No entanto, os questionários também trouxeram algo positivo: os alunos (sobretudo os de idades entre 10 e 11 anos) mostravam curiosidade, interesse e abertura em estudar os insetos. Com isso, a bióloga resolveu inovar, propondo a confecção de insetários. A turma foi dividida em grupos e cada um deles criou larvas de uma espécie de besouro comum na região. O resultado foi surpreendente, pois pela observação dos estágios de desenvolvimento do besouro os alunos evoluíram sobremaneira no ponto em que apresentavam maior dificuldade - o entendimento do processo de metamorfose. "É possível trabalhar com práticas simples e atividades lúdicas para melhorar o processo de ensino e aprendizagem", afirmou Andréa.

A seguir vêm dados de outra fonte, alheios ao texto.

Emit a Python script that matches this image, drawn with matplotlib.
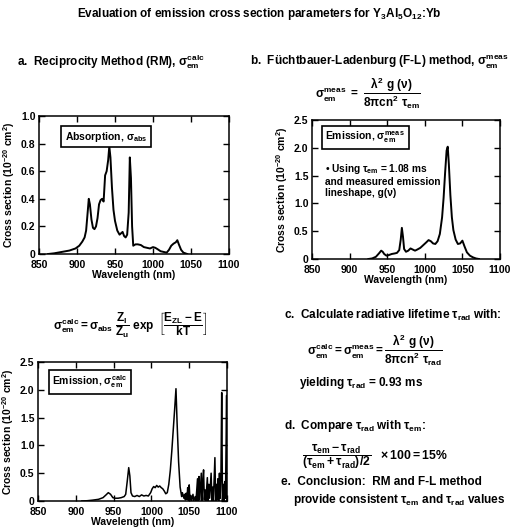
import matplotlib
matplotlib.use('Agg')
import matplotlib.pyplot as plt

plt.rcParams['font.family'] = ['Liberation Sans', 'DejaVu Sans']
plt.rcParams['font.weight'] = 'bold'
plt.rcParams['axes.labelweight'] = 'bold'
plt.rcParams['mathtext.fontset'] = 'custom'
plt.rcParams['mathtext.rm'] = 'Liberation Sans:bold'
plt.rcParams['mathtext.it'] = 'Liberation Sans:bold'
plt.rcParams['mathtext.bf'] = 'Liberation Sans:bold'
plt.rcParams['mathtext.sf'] = 'Liberation Sans:bold'

# absorption cross section (a)
abs_wl = [862, 870, 880, 890, 898, 903, 907, 910, 912, 914,
          915.5, 917, 919, 921, 923, 925, 927, 929, 931, 933,
          935, 937, 939, 941, 942.5, 944, 946, 948, 950, 953,
          956, 958, 960, 962, 964, 966, 968, 969.5, 971, 972.5,
          974, 977, 980, 984, 988, 992, 996, 1000, 1003, 1006,
          1010, 1014, 1018, 1021, 1024, 1027, 1030, 1032, 1034, 1037,
          1040, 1045]
abs_val = [0, 0.005, 0.015, 0.025, 0.04, 0.06, 0.09, 0.12, 0.17, 0.30,
           0.40, 0.36, 0.25, 0.19, 0.18, 0.20, 0.26, 0.36, 0.39, 0.40,
           0.38, 0.57, 0.60, 0.68, 0.78, 0.70, 0.48, 0.32, 0.24, 0.17,
           0.14, 0.15, 0.16, 0.13, 0.12, 0.14, 0.30, 0.70, 0.55, 0.20,
           0.06, 0.07, 0.07, 0.065, 0.05, 0.045, 0.04, 0.05, 0.045, 0.035,
           0.02, 0.015, 0.01, 0.03, 0.06, 0.075, 0.085, 0.10, 0.07, 0.03,
           0.01, 0]

# measured emission cross section (b)
meas_wl = [925, 930, 935, 939, 942, 944, 946, 949, 952, 956,
           960, 963, 966, 968, 969.5, 971, 972.5, 975, 978, 981,
           984, 987, 990, 994, 998, 1002, 1005, 1008, 1011, 1014,
           1017, 1020, 1023, 1025, 1027, 1029, 1030.5, 1032, 1034, 1036,
           1038, 1041, 1044, 1047, 1050, 1053, 1056, 1060, 1064, 1068,
           1072]
meas_val = [0, 0.01, 0.04, 0.10, 0.15, 0.13, 0.09, 0.06, 0.07, 0.09,
            0.10, 0.11, 0.16, 0.35, 0.56, 0.40, 0.18, 0.13, 0.15, 0.19,
            0.17, 0.15, 0.17, 0.20, 0.25, 0.30, 0.34, 0.32, 0.28, 0.27,
            0.32, 0.45, 0.75, 1.10, 1.55, 1.95, 2.02, 1.70, 1.15, 0.75,
            0.52, 0.35, 0.27, 0.28, 0.33, 0.22, 0.12, 0.06, 0.03, 0.01,
            0]

# calculated emission cross section (RM), noisy tail past 1040 nm
calc_wl = [908, 915, 922, 930, 936, 940, 943, 946, 949, 952,
           956, 960, 964, 966, 968, 970, 971.5, 973, 975, 978,
           981, 984, 987, 990, 993, 996, 999, 1001, 1003, 1005,
           1007, 1009, 1011, 1013, 1015, 1017, 1019, 1021, 1023, 1025,
           1027, 1029, 1031, 1032.5, 1034, 1036, 1038, 1040,
           1041, 1043, 1044, 1045, 1046, 1047, 1048, 1049, 1050, 1051,
           1052, 1053, 1055, 1056, 1058, 1059, 1061, 1062, 1063, 1064,
           1066, 1067, 1068, 1069, 1070, 1071, 1072, 1074, 1075, 1076,
           1077, 1079, 1080, 1081, 1082, 1084, 1085, 1086, 1087, 1088,
           1089, 1090, 1091, 1092, 1093, 1094, 1095, 1096, 1097, 1098,
           1099.5, 1100]
calc_val = [0, 0.005, 0.015, 0.03, 0.06, 0.11, 0.15, 0.12, 0.06, 0.05,
            0.05, 0.06, 0.08, 0.12, 0.35, 0.60, 0.45, 0.15, 0.09, 0.08,
            0.10, 0.08, 0.11, 0.09, 0.10, 0.09, 0.15, 0.22, 0.26, 0.24,
            0.28, 0.25, 0.27, 0.24, 0.22, 0.18, 0.13, 0.15, 0.30, 0.55,
            0.90, 1.30, 1.70, 2.02, 1.40, 0.70, 0.25, 0.08,
            0.15, 0.05, 0.12, 0.02, 0.14, 0.03, 0.24, 0.01, 0.29, 0.02,
            0.10, 0.0, 0.12, 0.0, 0.08, 0.0, 0.40, 0.0, 0.44, 0.02,
            0.50, 0.0, 0.35, 0.56, 0.02, 0.20, 0.0, 0.42, 0.0, 0.30,
            0.05, 0.50, 0.0, 0.25, 0.0, 0.78, 0.0, 0.30, 0.02, 0.40,
            0.0, 0.50, 0.05, 0.45, 1.95, 0.0, 0.30, 0.0, 0.35, 0.05,
            1.90, 0.0]

x_ticks = [850, 900, 950, 1000, 1050, 1100]
abs_yticks = [0, 0.2, 0.4, 0.6, 0.8, 1.0]
abs_ylabels = ['0', '0.2', '0.4', '0.6', '0.8', '1.0']
em_yticks = [0, 0.5, 1.0, 1.5, 2.0, 2.5]
em_ylabels = ['0', '0.5', '1.0', '1.5', '2.0', '2.5']

W, H = 518, 527
fig = plt.figure(figsize=(W / 100, H / 100), dpi=100)


def box(x0, y0, x1, y1):
    # pixel box -> figure fraction rect
    return [x0 / W, 1 - y1 / H, (x1 - x0) / W, (y1 - y0) / H]


def ftext(x, y, s, **kw):
    kw.setdefault('fontsize', 8.5)
    kw.setdefault('va', 'center')
    fig.text(x / W, 1 - y / H, s, **kw)


def style(ax, yt, yl, ymax):
    ax.set_xlim(850, 1100)
    ax.set_ylim(0, ymax)
    ax.set_xticks(x_ticks, [str(t) for t in x_ticks])
    ax.set_yticks(yt, yl)
    ax.tick_params(direction='in', top=True, right=True, length=4, width=1,
                   labelsize=7.5)
    ax.tick_params(axis='x', pad=4)
    ax.tick_params(axis='y', pad=2.5)
    for s in ax.spines.values():
        s.set_linewidth(1.1)
    ax.set_xlabel('Wavelength (nm)', fontsize=7.5, labelpad=0)
    ax.set_ylabel('Cross section (10$^{-20}$ cm$^2$)', fontsize=7.5, labelpad=3)


lab_box = dict(boxstyle='square,pad=0.35', fc='white', ec='black', lw=1.2)

ax1 = fig.add_axes(box(39, 116, 229, 254))
ax1.plot(abs_wl, abs_val, color='black', lw=1.4)
style(ax1, abs_yticks, abs_ylabels, 1.0)
ax1.text(0.135, 0.85, r'Absorption, $\sigma_{abs}$', transform=ax1.transAxes,
         fontsize=7.5, va='center', bbox=lab_box)

ax2 = fig.add_axes(box(312, 120, 500, 259))
ax2.plot(meas_wl, meas_val, color='black', lw=1.4)
style(ax2, em_yticks, em_ylabels, 2.5)
ax2.text(0.07, 0.874, r'Emission, $\sigma_{em}^{meas}$', transform=ax2.transAxes,
         fontsize=7.5, va='center', bbox=lab_box)
ax2.text(0.07, 0.70, '\u2022 Using $\\tau_{em}$ = 1.08 ms\nand measured emission\nlineshape, g(\u03bd)',
         transform=ax2.transAxes, fontsize=7.3, va='top', linespacing=1.15)

ax3 = fig.add_axes(box(38, 362, 227, 501))
ax3.plot(calc_wl, calc_val, color='black', lw=1.1)
style(ax3, em_yticks, em_ylabels, 2.5)
ax3.text(0.075, 0.856, r'Emission, $\sigma_{em}^{calc}$', transform=ax3.transAxes,
         fontsize=7.5, va='center', bbox=lab_box)

# headings and formulas
ftext(259, 14, 'Evaluation of emission cross section parameters for Y$_3$Al$_5$O$_{12}$:Yb',
      ha='center')
ftext(17, 62, r'a.  Reciprocity Method (RM), $\sigma_{em}^{calc}$')
ftext(250, 62, r'b.  F' + '\u00fc' + r'chtbauer-Ladenburg (F-L) method, $\sigma_{em}^{meas}$')
ftext(315, 93, r'$\sigma_{em}^{meas}\ =\ \dfrac{\lambda^2\ g\ (\nu)}{8\pi cn^2\ \tau_{em}}$')
ftext(53, 325, r'$\sigma_{em}^{calc} = \sigma_{abs}\ \dfrac{Z_l}{Z_u}\ \exp\ \left[\dfrac{E_{ZL} - E}{kT}\right]$')
ftext(284, 315, r'c.  Calculate radiative lifetime $\tau_{rad}$ with:')
ftext(307, 350, r'$\sigma_{em}^{calc} = \sigma_{em}^{meas} = \dfrac{\lambda^2\ g\ (\nu)}{8\pi cn^2\ \tau_{rad}}$')
ftext(299, 383, r'yielding $\tau_{rad}$ = 0.93 ms')
ftext(284, 426, r'd.  Compare $\tau_{rad}$ with $\tau_{em}$:')
ftext(302, 457, r'$\dfrac{\tau_{em} - \tau_{rad}}{(\tau_{em} + \tau_{rad})/2}\ \ \times 100 = 15\%$', fontsize=8.8)
ftext(281, 482, 'e.  Conclusion:  RM and F-L method')
ftext(293, 500, r'provide consistent $\tau_{em}$ and $\tau_{rad}$ values')

fig.savefig('out.png', dpi=100)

Após um ano letivo de análises, Andréa pôde chegar a algumas conclusões. Em primeiro lugar, é importante observar a percepção dos alunos para a construção de novos métodos de ensino. É preciso, também, que haja um controle mais rigoroso sobre os livros didáticos e materiais de campanha. Para tanto, faz-se necessário maior participação dos docentes nas escolhas dos conteúdos a serem passados em sala de aula, assim como maior investimento em sua formação. De positivo, fica a comprovação do interesse dos alunos. Sua curiosidade deve ser explorada por meio de atividades simples e lúdicas, que popularizem e aproximem a ciência feita nos laboratórios da escolar. Por serem mais abertas ao conhecimento e por vezes mais ativas que os adultos, as crianças podem ajudar a melhorar a qualidade de vida no entorno onde moram (por exemplo, com o conteúdo apreendido em sala de aula, ajudar no combate ao dengue). "A escola é um excelente espaço para mudança dos hábitos de uma comunidade", concluiu Andréa.


Andréa Ribeiro dos Santos concluiu seu mestrado em ensino em biociências em saúde, no Instituto Oswaldo Cruz (IOC), uma unidade da Fiocruz. Ela foi orientada pelo entomologista Anthony Érico Guimarães.